WASHINGTON — Medicare’s payment system, the unseen but vital network that handles 100 million monthly claims, could freeze up if President Obama’s health care law is summarily overturned, the administration has quietly informed the courts.
Although Obama’s overhaul made significant cuts to providers and improved prescription and preventive benefits, Medicare was overlooked in Supreme Court arguments that focused on the law’s controversial requirement that individuals carry health insurance.
Yet havoc for Medicare could have repercussions as both parties avidly court seniors in this election year and as hospitals and doctors increasingly complain the program doesn’t pay enough.
In papers filed with the Supreme Court, administration lawyers have warned of “extraordinary disruption” if Medicare is forced to unwind countless transactions that are based on payment changes required by more than 20 separate sections of the Affordable Care Act.
Opponents say the whole law must go. The administration counters that even if it strikes down the insurance mandate, the court should preserve most of the rest of the legislation. That would leave in place its changes to Medicare as well as a major expansion of Medicaid coverage.
Last year, in a lower court filing on the case, Justice Department lawyers said reversing the Medicare payment changes “would impose staggering administrative burdens” on the government and “could cause major delays and errors” in claims payment.
Former program administrators disagree on the potential for major disruptions, while some private industry executives predict an avalanche of litigation unless Congress intervenes.
AARP says it’s concerned. If doctors became embroiled in a legal battle over payments, then “a general concern would be that physicians would cease to take on new Medicare patients, as well as potentially have issues seeing their current patients,” said Ariel Gonzalez, top health care lobbyist for the organization.
Medicare payment policies are set through a time-consuming process that begins with legislation passed by Congress. Even if the law were completely overturned, the government still would have authority under previous legislation to pay hospitals, doctors, insurance plans, nursing homes and other providers.
“There is an independent legal basis to pay providers if the Supreme Court strikes down the entire law,” said Thomas Barker, a former Health and Human Services general counsel in the George W. Bush administration.
But reversing the new law’s payment changes from one day to the next would be a huge legal and logistical challenge, raising many questions. How would Medicare treat payments made over the last two years, when the overhaul has been the law of the land? Would providers who have received cuts subsequently have a right to refunds?

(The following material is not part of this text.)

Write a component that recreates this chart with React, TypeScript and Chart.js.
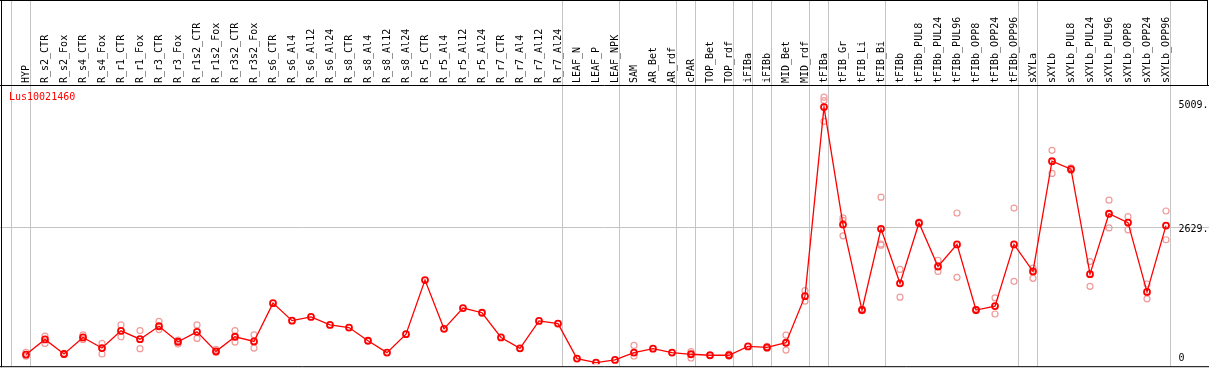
import React, { useEffect, useRef } from 'react';
import { Chart, registerables } from 'chart.js';

Chart.register(...registerables);

const geneId = 'Lus10021460';

const categories = [
  'HYP', 'R_s2_CTR', 'R_s2_Fox', 'R_s4_CTR', 'R_s4_Fox', 'R_r1_CTR', 'R_r1_Fox', 'R_r3_CTR', 'R_r3_Fox',
  'R_r1s2_CTR', 'R_r1s2_Fox', 'R_r3s2_CTR', 'R_r3s2_Fox', 'R_s6_CTR', 'R_s6_Al4', 'R_s6_Al12', 'R_s6_Al24',
  'R_s8_CTR', 'R_s8_Al4', 'R_s8_Al12', 'R_s8_Al24', 'R_r5_CTR', 'R_r5_Al4', 'R_r5_Al12', 'R_r5_Al24',
  'R_r7_CTR', 'R_r7_Al4', 'R_r7_Al12', 'R_r7_Al24', 'LEAF_N', 'LEAF_P', 'LEAF_NPK', 'SAM', 'AR_Bet', 'AR_rdf',
  'cPAR', 'TOP_Bet', 'TOP_rdf', 'iFIBa', 'iFIBb', 'MID_Bet', 'MID_rdf', 'tFIBa', 'tFIB_Gr', 'tFIB_Li', 'tFIB_Bi',
  'tFIBb', 'tFIBb_PUL8', 'tFIBb_PUL24', 'tFIBb_PUL96', 'tFIBb_OPP8', 'tFIBb_OPP24', 'tFIBb_OPP96',
  'sXYLa', 'sXYLb', 'sXYLb_PUL8', 'sXYLb_PUL24', 'sXYLb_PUL96', 'sXYLb_OPP8', 'sXYLb_OPP24', 'sXYLb_OPP96',
];

const means = [
  184, 474, 195, 512, 309, 639, 479, 726, 430, 620, 246, 525, 436,
  1169, 834, 904, 752, 701, 449, 222, 574, 1611, 677, 1074, 985, 512, 303, 828, 777,
  108, 32, 81, 222, 298, 222, 190, 171, 171, 341, 322, 411, 1302,
  4921, 2672, 1037, 2591, 1548, 2704, 1870, 2293, 1037, 1112, 2293,
  1776, 3885, 3733, 1724, 2880, 2710, 1383, 2653,
];

const rep1 = [
  227, 536, 205, 563, 398, 752, 644, 821, 460, 752, 284, 644, 563,
  null, null, null, null, null, null, null, null, null, null, null, null, null, null, null, null,
  null, null, null, 360, null, null, 241, null, 195, null, 341, 555, 1408,
  5111, 2799, 1050, 3197, 1814, 2720, 1990, 2894, 1050, 1270, 2988,
  1838, 4093, 3760, 1965, 3140, 2824, 1535, 2932,
];

const rep2 = [
  152, 398, 185, 474, 195, 525, 298, 663, 385, 493, 222, 423, 309,
  null, null, null, null, null, null, null, null, null, null, null, null, null, null, null, null,
  null, null, null, 157, null, null, 119, null, 152, null, 303, 271, 1207,
  5046, 2753, 1025, 2299, 1283, 2690, 1776, 1662, 1025, 961, 1586,
  1643, 3652, 3710, 1491, 2609, 2572, 1251, 2382,
];

const rep3 = [
  null, null, null, null, null, null, null, null, null, null, null, null, null,
  null, null, null, null, null, null, null, null, null, null, null, null, null, null, null, null,
  null, null, null, null, null, null, null, null, null, null, null, null, null,
  4648, 2458, null, 2277, null, null, null, null, null, null, null,
  null, null, null, null, null, null, null, null,
];

const yTickValues = [0, 2629, 5009];
const yTickLabels = ['0', '2629.', '5009.'];
const yMax = 5325;
const referenceLine = 2629;
// separators are drawn after this many categories
const groupBreaks = [0, 1, 29, 32, 35, 36, 38, 39, 40, 42, 43, 46, 53, 54, 61];

const FONT = '"DejaVu Sans Mono", "Liberation Mono", monospace';

export default function App() {
  const ref = useRef<HTMLCanvasElement>(null);

  useEffect(() => {
    const canvas = ref.current;
    if (!canvas) return;

    const decor = {
      id: 'decor',
      beforeDraw(chart: any) {
        const ctx = chart.ctx;
        const xs = chart.scales.x;
        const ys = chart.scales.y;
        const bottom = chart.chartArea.bottom + 2;
        ctx.save();
        ctx.strokeStyle = '#c4c4c4';
        ctx.lineWidth = 1;
        ctx.beginPath();
        for (const k of groupBreaks) {
          const x = Math.round(xs.getPixelForValue(k - 1) + 4) + 0.5;
          ctx.moveTo(x, 0);
          ctx.lineTo(x, bottom);
        }
        const y = Math.round(ys.getPixelForValue(referenceLine)) + 0.5;
        ctx.moveTo(0, y);
        ctx.lineTo(chart.width, y);
        ctx.stroke();
        ctx.restore();
      },
      afterDraw(chart: any) {
        const ctx = chart.ctx;
        const top = chart.chartArea.top;
        const bottom = chart.chartArea.bottom + 2;
        const w = chart.width;
        ctx.save();
        ctx.strokeStyle = '#000';
        ctx.lineWidth = 1;
        ctx.beginPath();
        ctx.moveTo(0, 0.5);
        ctx.lineTo(w - 1, 0.5);
        ctx.moveTo(0, top - 0.5);
        ctx.lineTo(w, top - 0.5);
        ctx.moveTo(1.5, 0);
        ctx.lineTo(1.5, bottom + 1);
        ctx.moveTo(0, bottom + 0.5);
        ctx.lineTo(w, bottom + 0.5);
        ctx.moveTo(w - 1.5, 0);
        ctx.lineTo(w - 1.5, top);
        ctx.stroke();
        ctx.fillStyle = '#ff0000';
        ctx.font = '10px ' + FONT;
        ctx.textBaseline = 'middle';
        ctx.textAlign = 'left';
        ctx.fillText(geneId, 9, top + 11);
        ctx.restore();
      },
    };

    const repStyle = {
      showLine: false,
      pointRadius: 3,
      pointBorderWidth: 1.2,
      pointBorderColor: '#f09a9a',
      pointBackgroundColor: 'rgba(0,0,0,0)',
      borderColor: '#f09a9a',
    };

    const chart = new Chart(canvas, {
      type: 'line',
      data: {
        labels: categories,
        datasets: [
          {
            label: 'mean',
            data: means,
            borderColor: '#ff0000',
            borderWidth: 1.3,
            pointRadius: 3,
            pointBorderWidth: 1.8,
            pointBorderColor: '#ff0000',
            pointBackgroundColor: 'rgba(0,0,0,0)',
            tension: 0,
            order: 0,
          },
          { label: 'rep1', data: rep1, order: 1, ...repStyle },
          { label: 'rep2', data: rep2, order: 2, ...repStyle },
          { label: 'rep3', data: rep3, order: 3, ...repStyle },
        ],
      },
      options: {
        animation: false,
        responsive: false,
        maintainAspectRatio: false,
        layout: { padding: { left: 16.5, right: 0, top: 0, bottom: 3 } },
        plugins: {
          legend: { display: false },
          tooltip: { enabled: false },
          title: { display: false },
        },
        scales: {
          x: {
            type: 'category',
            position: 'top',
            offset: true,
            grid: { display: false, drawTicks: false },
            border: { display: false },
            ticks: {
              autoSkip: false,
              minRotation: 90,
              maxRotation: 90,
              padding: 3,
              labelOffset: 12,
              color: '#000',
              font: { family: FONT, size: 10 },
            },
            afterFit: (s: any) => {
              s.height = 86;
              s.paddingLeft = 0;
              s.paddingRight = 0;
            },
          },
          y: {
            position: 'right',
            min: 0,
            max: yMax,
            grid: { display: false, drawTicks: false },
            border: { display: false },
            afterBuildTicks: (s: any) => {
              s.ticks = yTickValues.map((v) => ({ value: v }));
            },
            ticks: {
              align: 'start',
              padding: 3,
              labelOffset: -2,
              color: '#000',
              font: { family: FONT, size: 10, lineHeight: 1.66 },
              callback: (v: any) => {
                const i = yTickValues.indexOf(Number(v));
                const t = i >= 0 ? yTickLabels[i] : '';
                return Number(v) === 0 ? [t, ''] : t;
              },
            },
            afterFit: (s: any) => {
              s.width = 33.5;
              s.paddingTop = 0;
              s.paddingBottom = 0;
            },
          },
        },
      },
      plugins: [decor],
    } as any);

    return () => chart.destroy();
  }, []);

  return (
    <canvas
      ref={ref}
      width={1209}
      height={370}
      style={{ position: 'absolute', left: 0, top: 0, display: 'block' }}
    />
  );
}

“Medicare cannot turn on a dime,” said former administrator Don Berwick, Obama’s first Medicare chief. “I would not be surprised if there are delays and problems with payment flow. Medicare has dealt with sudden changes in payment before, but it is not easy.”

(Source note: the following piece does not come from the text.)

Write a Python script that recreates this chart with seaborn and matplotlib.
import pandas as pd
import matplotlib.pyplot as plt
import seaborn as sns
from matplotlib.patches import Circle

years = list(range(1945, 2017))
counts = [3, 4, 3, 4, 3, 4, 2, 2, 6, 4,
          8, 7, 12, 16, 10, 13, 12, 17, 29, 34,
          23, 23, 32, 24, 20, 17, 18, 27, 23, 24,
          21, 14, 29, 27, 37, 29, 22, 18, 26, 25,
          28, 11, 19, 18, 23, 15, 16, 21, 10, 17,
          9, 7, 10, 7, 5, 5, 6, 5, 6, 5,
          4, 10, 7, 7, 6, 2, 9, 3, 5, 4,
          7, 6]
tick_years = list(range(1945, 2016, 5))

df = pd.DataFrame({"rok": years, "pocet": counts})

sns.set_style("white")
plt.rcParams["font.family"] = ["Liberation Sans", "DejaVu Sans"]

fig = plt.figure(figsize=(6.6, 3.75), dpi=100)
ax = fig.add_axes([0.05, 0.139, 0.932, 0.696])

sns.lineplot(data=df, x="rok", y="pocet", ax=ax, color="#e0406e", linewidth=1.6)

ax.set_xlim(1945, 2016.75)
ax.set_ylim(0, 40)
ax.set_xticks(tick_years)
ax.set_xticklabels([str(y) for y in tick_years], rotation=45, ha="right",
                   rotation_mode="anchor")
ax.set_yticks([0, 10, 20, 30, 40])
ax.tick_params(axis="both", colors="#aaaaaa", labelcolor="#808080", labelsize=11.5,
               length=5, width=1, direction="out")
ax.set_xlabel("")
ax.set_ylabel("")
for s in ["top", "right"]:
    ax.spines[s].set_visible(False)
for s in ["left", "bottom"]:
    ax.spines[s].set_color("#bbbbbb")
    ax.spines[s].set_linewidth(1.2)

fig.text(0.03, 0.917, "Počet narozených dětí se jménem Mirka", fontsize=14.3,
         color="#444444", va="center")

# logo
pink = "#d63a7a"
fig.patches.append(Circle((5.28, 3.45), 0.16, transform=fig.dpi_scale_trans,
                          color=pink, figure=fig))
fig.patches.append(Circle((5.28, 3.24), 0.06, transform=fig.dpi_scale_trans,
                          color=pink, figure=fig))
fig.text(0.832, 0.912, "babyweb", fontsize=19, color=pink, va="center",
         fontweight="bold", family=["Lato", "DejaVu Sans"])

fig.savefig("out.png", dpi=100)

It’s not just reimbursement levels that would get scrambled, Berwick said. The law’s new philosophy of paying hospitals and doctors for quality results, rather than for sheer volume of tests and procedures, has been incorporated in some payment policies.

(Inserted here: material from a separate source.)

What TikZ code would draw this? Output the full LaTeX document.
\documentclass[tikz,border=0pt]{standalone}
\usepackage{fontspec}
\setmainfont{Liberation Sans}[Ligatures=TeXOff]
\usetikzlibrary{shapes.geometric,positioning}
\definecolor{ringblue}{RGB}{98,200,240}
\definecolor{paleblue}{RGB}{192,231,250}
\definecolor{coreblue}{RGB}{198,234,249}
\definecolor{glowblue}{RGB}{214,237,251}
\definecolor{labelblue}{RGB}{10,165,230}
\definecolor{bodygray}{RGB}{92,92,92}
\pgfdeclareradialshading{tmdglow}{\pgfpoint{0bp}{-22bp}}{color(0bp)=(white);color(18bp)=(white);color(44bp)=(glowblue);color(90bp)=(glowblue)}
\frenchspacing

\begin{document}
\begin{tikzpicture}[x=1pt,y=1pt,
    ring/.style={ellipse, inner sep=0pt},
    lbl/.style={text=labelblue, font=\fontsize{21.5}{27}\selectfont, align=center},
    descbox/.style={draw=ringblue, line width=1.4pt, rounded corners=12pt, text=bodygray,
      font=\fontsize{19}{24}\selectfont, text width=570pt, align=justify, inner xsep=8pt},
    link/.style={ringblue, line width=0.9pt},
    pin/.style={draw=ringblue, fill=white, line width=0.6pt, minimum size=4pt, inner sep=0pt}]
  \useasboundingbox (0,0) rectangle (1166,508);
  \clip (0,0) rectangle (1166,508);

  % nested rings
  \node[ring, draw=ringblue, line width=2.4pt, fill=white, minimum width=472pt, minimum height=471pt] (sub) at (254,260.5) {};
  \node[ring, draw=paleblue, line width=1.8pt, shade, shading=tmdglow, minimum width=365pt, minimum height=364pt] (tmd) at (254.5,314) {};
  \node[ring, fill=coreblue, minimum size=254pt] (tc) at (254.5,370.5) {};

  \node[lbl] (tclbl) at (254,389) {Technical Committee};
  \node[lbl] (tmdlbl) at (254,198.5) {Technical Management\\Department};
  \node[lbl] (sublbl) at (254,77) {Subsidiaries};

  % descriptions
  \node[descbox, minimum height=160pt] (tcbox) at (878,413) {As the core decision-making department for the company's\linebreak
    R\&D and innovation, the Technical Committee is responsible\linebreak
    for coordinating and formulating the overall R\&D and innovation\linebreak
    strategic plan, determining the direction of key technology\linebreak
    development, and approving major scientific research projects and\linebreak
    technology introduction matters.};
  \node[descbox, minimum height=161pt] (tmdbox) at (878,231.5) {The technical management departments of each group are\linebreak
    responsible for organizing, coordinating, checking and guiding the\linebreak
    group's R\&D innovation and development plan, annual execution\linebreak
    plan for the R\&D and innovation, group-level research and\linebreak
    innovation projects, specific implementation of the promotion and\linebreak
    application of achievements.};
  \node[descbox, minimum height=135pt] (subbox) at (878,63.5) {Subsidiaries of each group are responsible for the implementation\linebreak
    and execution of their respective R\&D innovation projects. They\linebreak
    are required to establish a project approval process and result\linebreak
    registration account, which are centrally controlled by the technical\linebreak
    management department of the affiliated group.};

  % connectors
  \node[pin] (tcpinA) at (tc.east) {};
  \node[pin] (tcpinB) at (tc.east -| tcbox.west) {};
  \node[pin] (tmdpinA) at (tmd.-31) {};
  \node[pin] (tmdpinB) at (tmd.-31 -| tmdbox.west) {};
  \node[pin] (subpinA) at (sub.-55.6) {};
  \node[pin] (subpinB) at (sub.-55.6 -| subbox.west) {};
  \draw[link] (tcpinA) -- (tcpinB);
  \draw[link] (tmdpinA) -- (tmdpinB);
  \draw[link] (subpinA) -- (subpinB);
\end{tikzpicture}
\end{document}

Tom Scully, who ran Medicare during former President George W. Bush’s first term, does not foresee major problems, although he acknowledges it would be a “nightmare” for agency bureaucrats.
“It is highly unlikely in the short term that any health plan or provider would suffer,” said Scully. “They’re probably likely to get paid more going forward. If you look at the way the law was [financed], it was a combination of higher taxes and lower [Medicare] payments. That’s what you would be rolling back.”
The White House declined to comment.
Administration officials say they are confident the entire law will be upheld by the Supreme Court, and there’s no contingency planning to address whether all or parts of it are struck down. Sharp questioning by the court’s conservative justices during public arguments has led many to speculate that at least some parts of the law will be struck down.
Opponents of the law argue that Congress overstepped its constitutional authority by requiring most Americans to have health insurance, starting in 2014. The administration says the mandate is permissible because it serves to regulate interstate commerce, underpinning another provision of the law that requires insurance companies to accept people in poor health. A decision is expected by early summer.
Former officials say it’s likely that some form of high-level assessment and planning is going on within the administration. It has happened in the recent past.
Last year, when the GOP-led House threatened to block funding for carrying out Obama’s law, Health and Human Services Secretary Kathleen Sebelius wrote to Congress outlining potential consequences. She said the administration might have to suspend payments to Medicare Advantage plans, popular private insurance alternatives that cover about one-fourth of all beneficiaries. That would have sent millions of seniors back into traditional Medicare, scrambling to find new doctors and coping with higher out-of-pocket costs.
Scully dismissed the notion that private Medicare plans would be jeopardized if the Supreme Court throws out the law.
“The idea that Medicare Advantage plans would shut down and patients would be thrown into the street is just people making up arguments to stir the pot,” he said.
Repeal of the law would also mean that seniors would lose some new benefits, including the closing of the prescription coverage gap called the “doughnut hole,” and no-charge preventive services such as an annual wellness physical.
“There is no doubt that striking down [the] Medicare provisions would be enormously disruptive for patients, physicians, hospitals and countless other providers and suppliers,” said Rep. Sander Levin of Michigan, ranking Democrat on the House Ways and Means Committee, which oversees the program.